Worldline, Crédit Agricole, and Mastercard have completed the first agentic payment transaction in production in France.
The milestone is intended to demonstrate that purchasing flows driven by AI can operate within existing banking and merchant infrastructure while meeting security and traceability requirements, as the payments industry begins to assess what agent commerce could mean at scale.
From AI search to confirmed purchase
According to the official press release, the use case centres on a Crédit Agricole customer who initiates a search for festival tickets via a digital agent, providing parameters such as budget, event type, and location. The AI agent returns a selection of matching options, and the customer selects a festival listed on the Weezevent platform, an event solution provider. The customer then instructs the agent to begin the purchase process, following a path developed with AgentPay. The transaction is executed only after the customer provides explicit confirmation.
Crédit Agricole retains the role of issuing bank throughout, managing authentication and authorisation. In addition, dedicated identifiers are applied to ensure transparency and full traceability across the payment chain. The full commercial flow is processed on Worldline's infrastructure, interacting with the Mastercard network.
Positioning within the European payments ecosystem
The collaboration is presented as a step towards the broader rollout of agentic commerce across Europe, operating within existing regulatory and security frameworks.
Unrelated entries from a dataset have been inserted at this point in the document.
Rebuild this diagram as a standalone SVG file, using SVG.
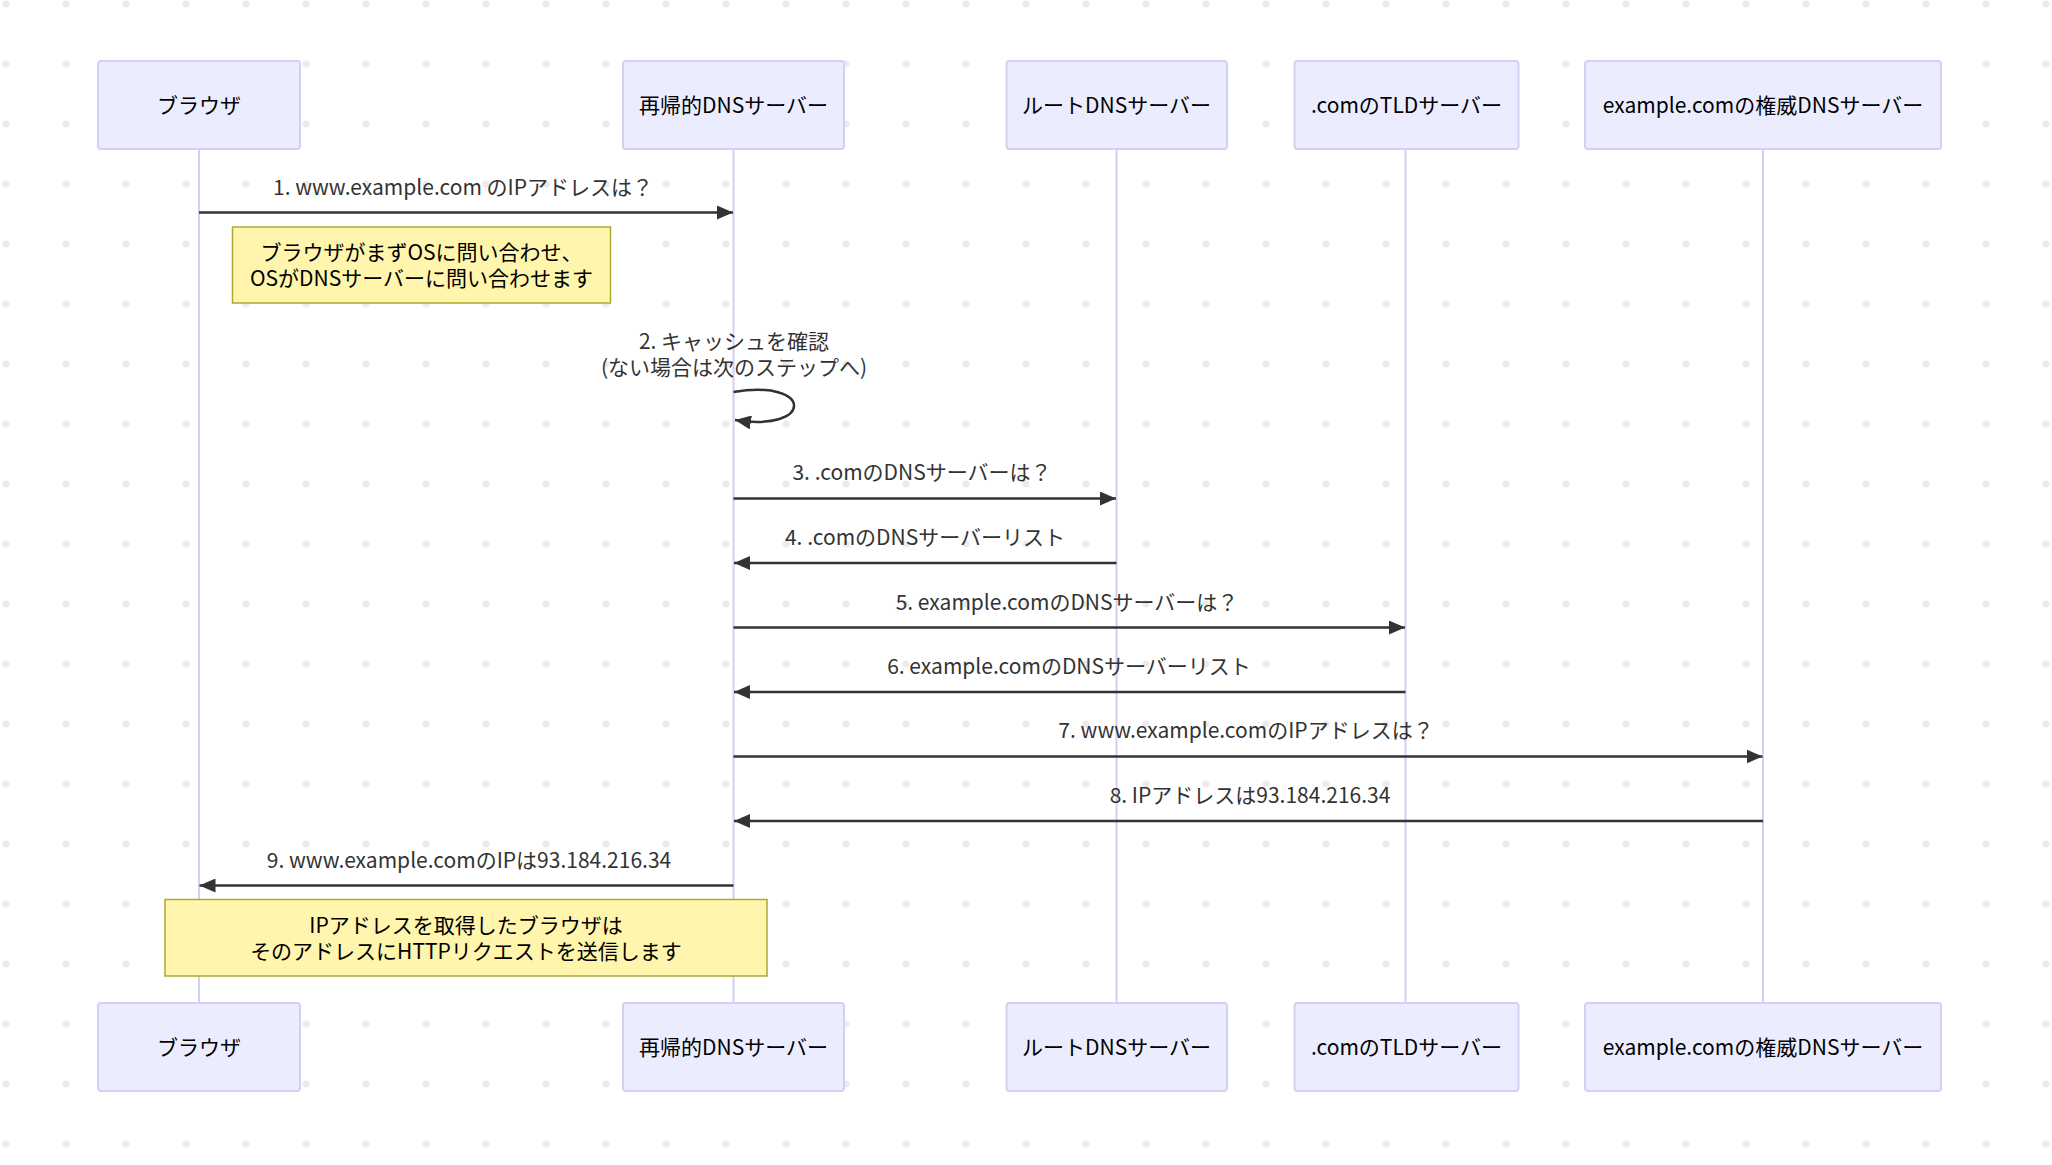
<svg xmlns="http://www.w3.org/2000/svg" width="2052" height="1165" viewBox="0 0 2052 1165">
<defs>
<pattern id="dots" patternUnits="userSpaceOnUse" x="-24" y="-26" width="60" height="60">
<circle cx="30" cy="30" r="3.6" fill="#ebebeb"/>
</pattern>
<marker id="arrow" markerUnits="userSpaceOnUse" viewBox="0 0 16 14" refX="16" refY="7" markerWidth="16" markerHeight="14" orient="auto">
<path d="M0,0 L16,7 L0,14 z" fill="#333"/>
</marker>
</defs>
<style>
.actor{fill:#ECECFF;stroke:#D6CEF3;stroke-width:2}
.alabel{font-family:"Noto Sans CJK JP","Noto Sans",sans-serif;font-size:21px;fill:#000;text-anchor:middle;dominant-baseline:central}
.life{stroke:#D6CEF3;stroke-width:2}
.msg{stroke:#333;stroke-width:2.5;fill:none;marker-end:url(#arrow)}
.mtext{font-family:"Noto Sans CJK JP","Noto Sans",sans-serif;font-size:21px;fill:#333;text-anchor:middle;dominant-baseline:central}
.note{fill:#FFF5AD;stroke:#AAAA33;stroke-width:1.5}
.ntext{font-family:"Noto Sans CJK JP","Noto Sans",sans-serif;font-size:21px;fill:#000;text-anchor:middle;dominant-baseline:central}
</style>
<rect width="2052" height="1165" fill="#fff"/>
<rect width="2052" height="1165" fill="url(#dots)"/>

<g id="lifelines">
<line class="life" x1="199" y1="149" x2="199" y2="1003"/>
<line class="life" x1="733.5" y1="149" x2="733.5" y2="1003"/>
<line class="life" x1="1116.5" y1="149" x2="1116.5" y2="1003"/>
<line class="life" x1="1405.5" y1="149" x2="1405.5" y2="1003"/>
<line class="life" x1="1763" y1="149" x2="1763" y2="1003"/>
</g>

<g id="actor-browser-top"><rect class="actor" x="98" y="61" width="202" height="88" rx="3"/><text class="alabel" x="199" y="103.5">ブラウザ</text></g>
<g id="actor-recursive-top"><rect class="actor" x="623" y="61" width="221" height="88" rx="3"/><text class="alabel" x="733.5" y="103.5">再帰的DNSサーバー</text></g>
<g id="actor-root-top"><rect class="actor" x="1006.5" y="61" width="220.5" height="88" rx="3"/><text class="alabel" x="1116.5" y="103.5">ルートDNSサーバー</text></g>
<g id="actor-tld-top"><rect class="actor" x="1294.5" y="61" width="224" height="88" rx="3"/><text class="alabel" x="1406.5" y="103.5">.comのTLDサーバー</text></g>
<g id="actor-auth-top"><rect class="actor" x="1585" y="61" width="356" height="88" rx="3"/><text class="alabel" x="1763" y="103.5">example.comの権威DNSサーバー</text></g>

<g id="actor-browser-bottom"><rect class="actor" x="98" y="1003" width="202" height="88" rx="3"/><text class="alabel" x="199" y="1045.5">ブラウザ</text></g>
<g id="actor-recursive-bottom"><rect class="actor" x="623" y="1003" width="221" height="88" rx="3"/><text class="alabel" x="733.5" y="1045.5">再帰的DNSサーバー</text></g>
<g id="actor-root-bottom"><rect class="actor" x="1006.5" y="1003" width="220.5" height="88" rx="3"/><text class="alabel" x="1116.5" y="1045.5">ルートDNSサーバー</text></g>
<g id="actor-tld-bottom"><rect class="actor" x="1294.5" y="1003" width="224" height="88" rx="3"/><text class="alabel" x="1406.5" y="1045.5">.comのTLDサーバー</text></g>
<g id="actor-auth-bottom"><rect class="actor" x="1585" y="1003" width="356" height="88" rx="3"/><text class="alabel" x="1763" y="1045.5">example.comの権威DNSサーバー</text></g>

<g id="connectors">
<line class="msg" x1="199" y1="212.5" x2="733" y2="212.5"/>
<text class="mtext" x="463" y="185.5">1. www.example.com のIPアドレスは？</text>

<path class="msg" d="M733.5,392 C814,378.5 814,432.5 735,420"/>
<text class="mtext" x="734" y="340">2. キャッシュを確認</text>
<text class="mtext" x="734" y="366">(ない場合は次のステップへ)</text>

<line class="msg" x1="733.5" y1="498.5" x2="1116" y2="498.5"/>
<text class="mtext" x="922" y="471">3. .comのDNSサーバーは？</text>

<line class="msg" x1="1116.5" y1="563" x2="734" y2="563"/>
<text class="mtext" x="925" y="535.5">4. .comのDNSサーバーリスト</text>

<line class="msg" x1="733.5" y1="627.5" x2="1405" y2="627.5"/>
<text class="mtext" x="1067" y="600.5">5. example.comのDNSサーバーは？</text>

<line class="msg" x1="1405.5" y1="692" x2="734" y2="692"/>
<text class="mtext" x="1069" y="664.5">6. example.comのDNSサーバーリスト</text>

<line class="msg" x1="733.5" y1="756.5" x2="1762.5" y2="756.5"/>
<text class="mtext" x="1246" y="729">7. www.example.comのIPアドレスは？</text>

<line class="msg" x1="1763" y1="821" x2="734" y2="821"/>
<text class="mtext" x="1250" y="794">8. IPアドレスは93.184.216.34</text>

<line class="msg" x1="733.5" y1="885.5" x2="199.5" y2="885.5"/>
<text class="mtext" x="469" y="858.5">9. www.example.comのIPは93.184.216.34</text>
</g>

<g id="note-1">
<rect class="note" x="232.5" y="227" width="378" height="76"/>
<text class="ntext" x="421.5" y="251">ブラウザがまずOSに問い合わせ、</text>
<text class="ntext" x="421.5" y="277">OSがDNSサーバーに問い合わせます</text>
</g>

<g id="note-2">
<rect class="note" x="165" y="899.5" width="602" height="76.5"/>
<text class="ntext" x="466" y="924">IPアドレスを取得したブラウザは</text>
<text class="ntext" x="466" y="950">そのアドレスにHTTPリクエストを送信します</text>
</g>
</svg>
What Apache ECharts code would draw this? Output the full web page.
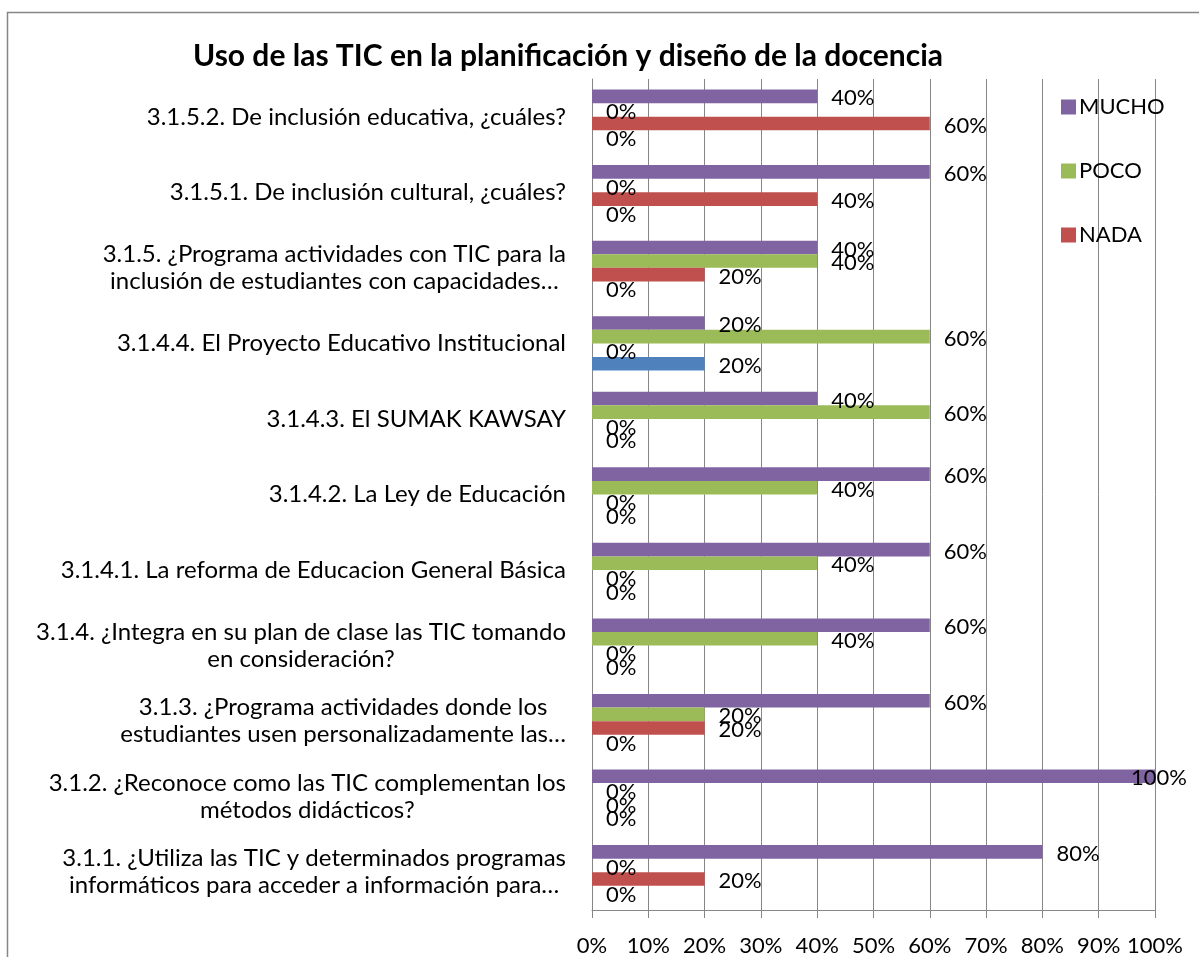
<!DOCTYPE html>
<html>
<head>
<meta charset="utf-8">
<script src="https://cdn.jsdelivr.net/npm/echarts@6/dist/echarts.min.js"></script>
<style>
html,body{margin:0;padding:0;background:#fff;}
#chart{width:1199px;height:957px;}
</style>
</head>
<body>
<div id="chart"></div>
<script>
// Categories, bottom to top (as drawn on the category axis)
const categories = [
  "3.1.1. ¿Utiliza las TIC y determinados programas\ninformáticos para acceder a información para…",
  "3.1.2. ¿Reconoce como las TIC complementan los\nmétodos didácticos?",
  "3.1.3. ¿Programa actividades donde los\nestudiantes usen personalizadamente las…",
  "3.1.4. ¿Integra en su plan de clase las TIC tomando\nen consideración?",
  "3.1.4.1. La reforma de Educacion General Básica",
  "3.1.4.2. La Ley de Educación",
  "3.1.4.3. El SUMAK KAWSAY",
  "3.1.4.4. El Proyecto Educativo Institucional",
  "3.1.5. ¿Programa actividades con TIC para la\ninclusión de estudiantes con capacidades…",
  "3.1.5.1. De inclusión cultural, ¿cuáles?",
  "3.1.5.2. De inclusión educativa, ¿cuáles?"
];
// Percent values per series (same order as categories)
const mucho  = [80, 100, 60, 60, 60, 60, 40, 20, 40, 60, 40];
const poco   = [0, 0, 20, 40, 40, 40, 60, 60, 40, 0, 0];
const nada   = [20, 0, 20, 0, 0, 0, 0, 0, 20, 40, 60];
const serie4 = [0, 0, 0, 0, 0, 0, 0, 20, 0, 0, 0];
const xTicks = [0, 10, 20, 30, 40, 50, 60, 70, 80, 90, 100];
const legendNames = ["MUCHO", "POCO", "NADA"];

const FONT = "Lato";
const chart = echarts.init(document.getElementById('chart'), null, {renderer: 'canvas'});

function barData(arr) {
  // a label that would run past the plot edge is pulled back inside
  return arr.map(v => v >= 100
    ? {value: v, label: {offset: [-38, 2]}}
    : v);
}
function makeSeries(name, arr, color) {
  return {
    name: name,
    type: 'bar',
    data: barData(arr),
    barWidth: 13.6,
    barGap: '0%',
    itemStyle: {color: color},
    label: {
      show: true,
      position: 'right',
      distance: 14,
      offset: [0, 2],
      formatter: p => p.value + '%',
      color: '#000',
      fontFamily: FONT,
      fontSize: 22
    },
    animation: false
  };
}

chart.setOption({
  backgroundColor: '#fff',
  animation: false,
  title: {
    text: 'Uso de las TIC en la planificación y diseño de la docencia',
    left: 563,
    top: 36,
    textAlign: 'center',
    textStyle: {fontFamily: FONT, fontWeight: 'bold', fontSize: 30, color: '#000'}
  },
  legend: {
    data: legendNames,
    orient: 'vertical',
    left: 1056,
    top: 91,
    icon: 'rect',
    itemWidth: 15,
    itemHeight: 15,
    itemGap: 42,
    textStyle: {fontFamily: FONT, fontSize: 22, color: '#000', lineHeight: 22, padding: [0, 0, 0, -2]}
  },
  grid: {left: 592, right: 44, top: 79, bottom: 46, containLabel: false},
  xAxis: {
    type: 'value',
    min: 0, max: 100, interval: 10,
    axisLine: {show: true, lineStyle: {color: '#868686', width: 1}},
    axisTick: {show: true, length: 8, lineStyle: {color: '#868686'}},
    splitLine: {show: true, lineStyle: {color: '#868686', width: 1}},
    axisLabel: {
      margin: 25,
      fontFamily: FONT, fontSize: 22, color: '#000',
      formatter: v => xTicks.includes(v) ? v + '%' : ''
    }
  },
  yAxis: {
    type: 'category',
    data: categories,
    axisLine: {show: true, lineStyle: {color: '#868686', width: 1}},
    axisTick: {show: false},
    splitLine: {show: false},
    axisLabel: {
      margin: 26,
      align: 'right',
      fontFamily: FONT, fontSize: 24, color: '#000', lineHeight: 27,
      formatter: v => v.split('\n').map(l => '{c|' + l + '}').join('\n'),
      rich: {c: {align: 'center', fontFamily: FONT, fontSize: 24, color: '#000', lineHeight: 27}}
    }
  },
  graphic: [{
    type: 'rect',
    shape: {x: 7.5, y: 12.5, width: 1230, height: 1000},
    style: {fill: 'none', stroke: '#868686', lineWidth: 1.5},
    silent: true, z: -1
  }],
  series: [
    makeSeries('MUCHO', mucho, '#8064A2'),
    makeSeries('POCO', poco, '#9BBB59'),
    makeSeries('NADA', nada, '#C0504D'),
    makeSeries('Serie4', serie4, '#4F81BD')
  ]
});
</script>
</body>
</html>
Madalena Cascais Tomé, member of Worldline's Executive Committee, stated that the transaction reflects the company's capacity to connect and orchestrate the full ecosystem of merchants, banks, and payment networks, enabling interoperable transactions that comply with market standards and support new payment pathways suited to agent commerce.
Philippe Marquetty, Chief Executive Officer of Crédit Agricole Payment Services, described the transaction as consistent with the bank's approach to offering secure, traceable, and fully controlled journeys adapted to future purchasing behaviour, while maintaining trust across the payments ecosystem.
In addition, Barbara Sessa, Managing Director of Mastercard France, stated that the transaction confirms the feasibility of deploying agentic commerce within existing French payment infrastructure, and noted that the partnership aims to establish a scalable and reliable framework for large-scale rollout in France and across Europe.
The use case spans the complete commercial journey, from initial product discovery through an AI agent to the final act of purchase, executed on live infrastructure. The partners describe the transaction as a step towards a structured deployment of agent payment pathways, operating within the security and regulatory standards already in place across the French and broader European market.